_Your objective:_
Copy out every line that contains the word "with".

_Data section:_

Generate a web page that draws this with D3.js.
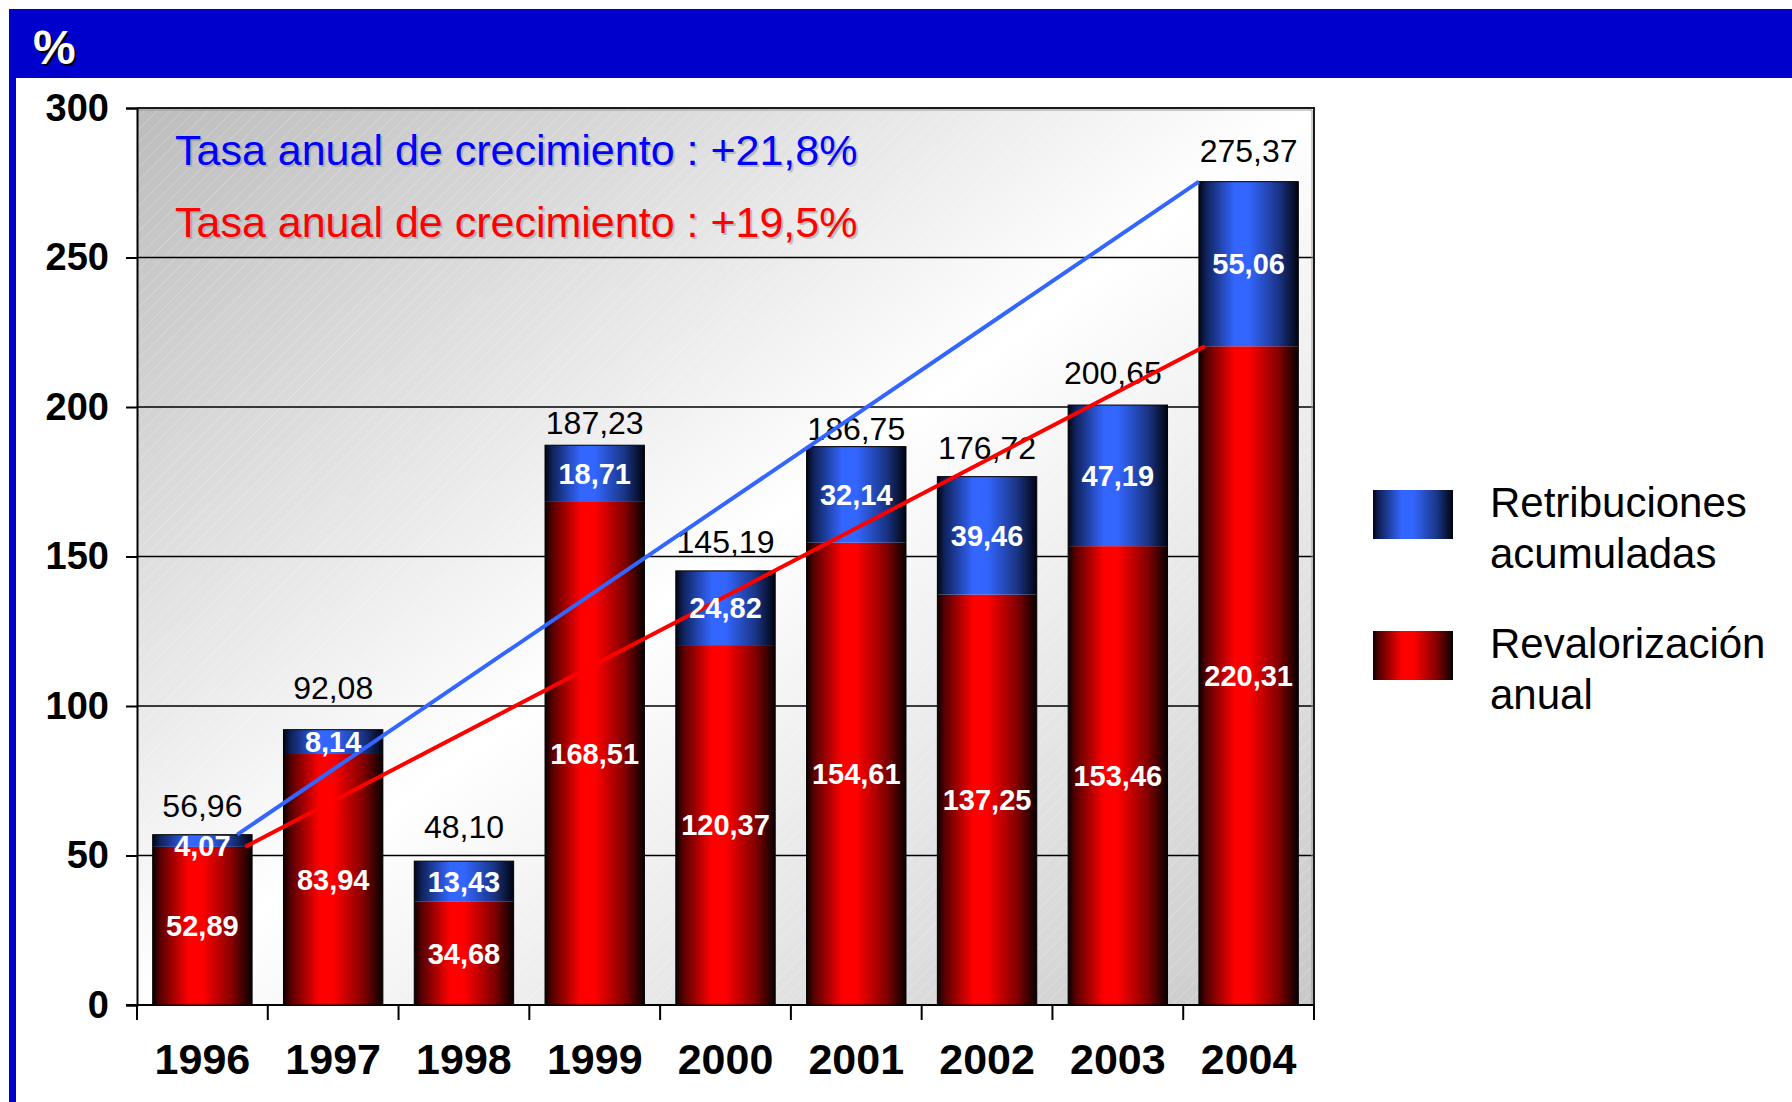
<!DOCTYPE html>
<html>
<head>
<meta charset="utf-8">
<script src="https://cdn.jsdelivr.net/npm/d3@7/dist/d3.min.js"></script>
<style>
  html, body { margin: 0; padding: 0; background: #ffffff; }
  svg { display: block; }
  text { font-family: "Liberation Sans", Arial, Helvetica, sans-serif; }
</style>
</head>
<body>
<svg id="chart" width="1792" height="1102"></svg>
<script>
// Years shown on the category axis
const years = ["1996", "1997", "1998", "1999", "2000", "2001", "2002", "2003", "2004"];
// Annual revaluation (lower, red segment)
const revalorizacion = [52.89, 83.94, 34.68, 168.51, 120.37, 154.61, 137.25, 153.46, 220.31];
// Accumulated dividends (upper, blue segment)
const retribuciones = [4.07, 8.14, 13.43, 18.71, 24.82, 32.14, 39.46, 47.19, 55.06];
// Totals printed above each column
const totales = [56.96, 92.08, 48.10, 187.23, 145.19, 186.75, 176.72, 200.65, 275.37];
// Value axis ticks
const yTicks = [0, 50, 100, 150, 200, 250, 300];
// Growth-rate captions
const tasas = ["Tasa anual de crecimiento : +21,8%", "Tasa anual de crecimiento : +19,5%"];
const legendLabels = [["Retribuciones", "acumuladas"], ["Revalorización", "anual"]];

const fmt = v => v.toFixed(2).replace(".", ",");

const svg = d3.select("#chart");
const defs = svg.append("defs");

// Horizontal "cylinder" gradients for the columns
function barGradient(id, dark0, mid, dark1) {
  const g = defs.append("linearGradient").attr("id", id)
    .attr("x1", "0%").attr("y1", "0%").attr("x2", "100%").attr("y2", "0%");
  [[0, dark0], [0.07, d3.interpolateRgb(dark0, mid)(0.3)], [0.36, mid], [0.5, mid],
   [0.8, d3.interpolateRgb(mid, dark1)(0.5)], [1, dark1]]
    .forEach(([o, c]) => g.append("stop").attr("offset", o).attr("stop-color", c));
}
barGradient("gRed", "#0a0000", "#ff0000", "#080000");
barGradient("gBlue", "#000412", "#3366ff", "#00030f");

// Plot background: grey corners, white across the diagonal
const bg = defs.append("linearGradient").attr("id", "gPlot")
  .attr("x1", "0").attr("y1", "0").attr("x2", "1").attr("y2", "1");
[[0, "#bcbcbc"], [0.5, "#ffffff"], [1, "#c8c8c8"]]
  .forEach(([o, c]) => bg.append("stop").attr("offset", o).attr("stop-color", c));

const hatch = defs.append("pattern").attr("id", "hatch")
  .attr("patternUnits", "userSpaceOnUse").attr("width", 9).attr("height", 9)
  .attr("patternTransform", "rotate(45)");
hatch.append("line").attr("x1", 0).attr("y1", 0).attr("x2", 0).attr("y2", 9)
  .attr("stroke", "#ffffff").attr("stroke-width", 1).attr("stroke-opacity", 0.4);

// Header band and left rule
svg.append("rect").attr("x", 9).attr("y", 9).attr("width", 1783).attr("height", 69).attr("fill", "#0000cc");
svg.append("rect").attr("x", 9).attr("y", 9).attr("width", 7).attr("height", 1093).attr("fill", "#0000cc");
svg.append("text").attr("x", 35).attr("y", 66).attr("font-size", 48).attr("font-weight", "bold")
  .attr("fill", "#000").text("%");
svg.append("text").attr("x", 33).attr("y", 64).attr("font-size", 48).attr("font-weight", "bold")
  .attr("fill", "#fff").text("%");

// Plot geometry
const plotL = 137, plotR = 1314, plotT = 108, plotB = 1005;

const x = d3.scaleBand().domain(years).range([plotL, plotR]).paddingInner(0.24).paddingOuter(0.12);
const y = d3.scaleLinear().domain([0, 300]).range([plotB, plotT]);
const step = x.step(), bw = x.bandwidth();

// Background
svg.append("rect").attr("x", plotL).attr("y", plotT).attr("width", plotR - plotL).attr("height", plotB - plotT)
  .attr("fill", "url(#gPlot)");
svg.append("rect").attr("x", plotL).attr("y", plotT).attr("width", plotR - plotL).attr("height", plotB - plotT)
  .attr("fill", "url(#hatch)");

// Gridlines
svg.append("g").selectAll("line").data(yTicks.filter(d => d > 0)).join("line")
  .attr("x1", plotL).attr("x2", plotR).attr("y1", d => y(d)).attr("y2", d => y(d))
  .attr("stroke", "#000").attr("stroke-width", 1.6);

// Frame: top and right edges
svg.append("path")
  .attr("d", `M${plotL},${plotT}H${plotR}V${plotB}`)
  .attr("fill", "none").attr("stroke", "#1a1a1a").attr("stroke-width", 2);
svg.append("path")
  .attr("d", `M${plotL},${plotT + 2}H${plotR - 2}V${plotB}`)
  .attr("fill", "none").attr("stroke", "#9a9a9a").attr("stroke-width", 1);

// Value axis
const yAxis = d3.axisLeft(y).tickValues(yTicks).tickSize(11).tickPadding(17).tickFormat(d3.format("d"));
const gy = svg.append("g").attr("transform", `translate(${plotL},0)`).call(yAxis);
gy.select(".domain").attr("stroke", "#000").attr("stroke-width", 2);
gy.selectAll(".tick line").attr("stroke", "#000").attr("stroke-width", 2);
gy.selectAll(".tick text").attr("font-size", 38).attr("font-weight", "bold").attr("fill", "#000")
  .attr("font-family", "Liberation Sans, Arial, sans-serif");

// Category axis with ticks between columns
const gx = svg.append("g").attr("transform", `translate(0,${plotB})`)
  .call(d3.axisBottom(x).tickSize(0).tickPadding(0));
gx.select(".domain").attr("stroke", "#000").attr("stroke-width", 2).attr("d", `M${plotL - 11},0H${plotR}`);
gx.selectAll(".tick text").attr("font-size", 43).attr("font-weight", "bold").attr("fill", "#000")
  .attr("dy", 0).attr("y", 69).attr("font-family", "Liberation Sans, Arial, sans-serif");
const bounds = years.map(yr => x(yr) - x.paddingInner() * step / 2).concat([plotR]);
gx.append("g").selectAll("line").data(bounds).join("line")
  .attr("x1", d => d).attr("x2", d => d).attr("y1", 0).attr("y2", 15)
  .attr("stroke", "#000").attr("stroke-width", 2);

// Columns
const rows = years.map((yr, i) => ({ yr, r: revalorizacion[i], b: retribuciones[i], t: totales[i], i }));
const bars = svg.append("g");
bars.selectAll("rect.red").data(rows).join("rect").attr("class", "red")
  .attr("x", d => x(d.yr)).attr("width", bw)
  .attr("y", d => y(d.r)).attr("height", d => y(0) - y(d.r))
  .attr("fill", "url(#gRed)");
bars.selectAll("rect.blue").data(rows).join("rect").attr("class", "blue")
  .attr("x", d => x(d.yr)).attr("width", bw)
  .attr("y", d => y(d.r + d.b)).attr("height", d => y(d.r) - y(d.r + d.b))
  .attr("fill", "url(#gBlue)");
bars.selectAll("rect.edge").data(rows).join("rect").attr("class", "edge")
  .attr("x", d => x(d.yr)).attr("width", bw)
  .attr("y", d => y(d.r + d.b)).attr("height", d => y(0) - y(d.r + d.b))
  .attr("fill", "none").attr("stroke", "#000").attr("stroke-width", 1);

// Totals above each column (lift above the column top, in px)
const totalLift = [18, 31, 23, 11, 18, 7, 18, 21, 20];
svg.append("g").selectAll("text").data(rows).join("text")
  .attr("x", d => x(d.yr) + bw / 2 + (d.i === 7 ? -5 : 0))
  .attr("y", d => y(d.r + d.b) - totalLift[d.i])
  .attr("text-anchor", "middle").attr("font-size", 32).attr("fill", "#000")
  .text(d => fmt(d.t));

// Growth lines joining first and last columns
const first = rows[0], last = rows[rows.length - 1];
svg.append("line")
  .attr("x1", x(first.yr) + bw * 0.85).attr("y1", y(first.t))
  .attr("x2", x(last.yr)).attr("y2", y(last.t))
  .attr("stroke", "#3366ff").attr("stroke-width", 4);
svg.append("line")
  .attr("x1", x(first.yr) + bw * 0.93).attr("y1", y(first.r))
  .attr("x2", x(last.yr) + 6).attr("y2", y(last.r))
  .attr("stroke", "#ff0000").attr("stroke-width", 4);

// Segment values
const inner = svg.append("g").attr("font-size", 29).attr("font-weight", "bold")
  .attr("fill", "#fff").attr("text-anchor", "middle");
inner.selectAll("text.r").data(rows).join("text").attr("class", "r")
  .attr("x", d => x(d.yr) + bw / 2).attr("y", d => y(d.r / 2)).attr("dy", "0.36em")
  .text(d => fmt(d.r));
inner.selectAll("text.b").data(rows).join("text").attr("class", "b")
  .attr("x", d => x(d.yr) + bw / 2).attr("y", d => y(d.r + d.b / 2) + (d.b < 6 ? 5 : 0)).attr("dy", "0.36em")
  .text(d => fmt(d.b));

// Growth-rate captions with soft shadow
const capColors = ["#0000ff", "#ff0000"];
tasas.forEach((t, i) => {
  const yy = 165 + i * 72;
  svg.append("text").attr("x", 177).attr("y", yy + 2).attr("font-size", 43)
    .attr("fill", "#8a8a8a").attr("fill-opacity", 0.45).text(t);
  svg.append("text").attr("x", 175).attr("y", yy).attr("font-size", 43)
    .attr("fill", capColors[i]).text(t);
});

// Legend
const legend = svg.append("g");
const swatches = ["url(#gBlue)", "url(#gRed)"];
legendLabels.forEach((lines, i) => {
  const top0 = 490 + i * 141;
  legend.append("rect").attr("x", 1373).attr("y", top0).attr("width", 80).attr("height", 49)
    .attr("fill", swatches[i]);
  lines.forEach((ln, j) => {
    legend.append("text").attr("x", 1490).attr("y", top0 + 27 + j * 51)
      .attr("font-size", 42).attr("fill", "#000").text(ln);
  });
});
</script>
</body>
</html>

_Correct result:_
Generate a web page that draws this with D3.js.
// Category axis with ticks between columns
// Growth-rate captions with soft shadow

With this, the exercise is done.